Mark: Jill and I are in Orlando, Florida today because I had the privilege of officiating the wedding of some dear friends of ours last night. While we were there we had a little bit of fun in the photo booth at the reception!

Jill: As Mark was doing the ceremony he talked about marriage being hard work. I thought about his words a bit and exactly what “hard work” in marriage really means. What struck me is that most of the hard work of marriage is actually hard individual work. Personal work. Adjusting our own head and heart in some way.
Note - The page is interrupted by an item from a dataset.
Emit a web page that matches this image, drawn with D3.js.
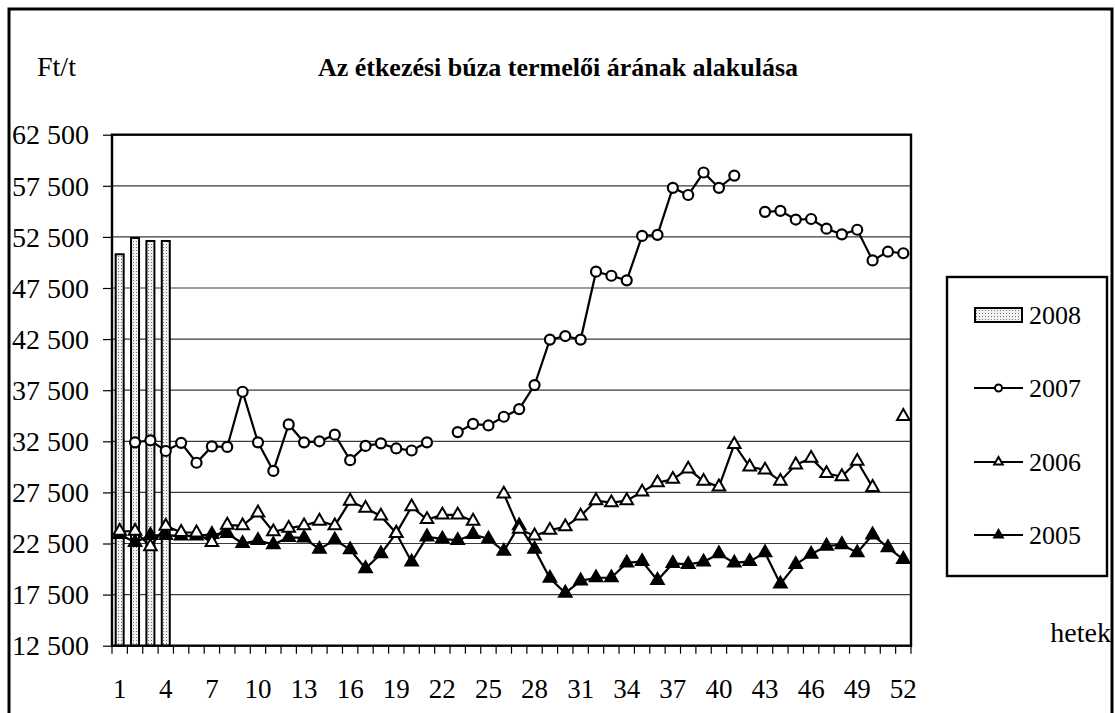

Mark: Sure there’s the hard work of communication and cooperation that requires two people to work together, but even those often require hard individual work to work together easier.  What are we talking about?  Here are just a few individual pieces of the hard work of marriage:

  • Selfishness to Selflessness: Demanding our own way and not serving each other hurts our marriage. We have to be willing to serve our spouse even when we don’t feel like it. We have to allow our spouse’s likes and dislikes to be considered just as much as ours are considered.
  • My Way to God’s Way: When we’re in the driver’s seat of our life, we respond and react to our spouse based upon feelings. When God is in the driver’s seat of our life, we respond and react to our spouse based upon truth–using our God-Tools of compassion, love, grace, forgiveness, wisdom, and courage. We do the right thing rather than what we feel like doing.
  • Loose Lips to Self-Control: When we’re careless with our words we cause unneeded pain and conflict in our marriage. When we learn to measure our words and speak kindly and carefully–even in conflict–it nurtures our relationship.
  • Criticism to Acceptance: When we only see what our spouse doesn’t do we are blind to what he or she does do. When we use our God-Tool of acceptance and stop trying to change our spouse, our marriage contentment increases.

Jill: These are just a few of the many options of the hard work of marriage we always need to be working on no matter how long we’ve been married! Can you think of anymore you’d add to the list?

So what about you? What hard internal work of marriage do you to do today?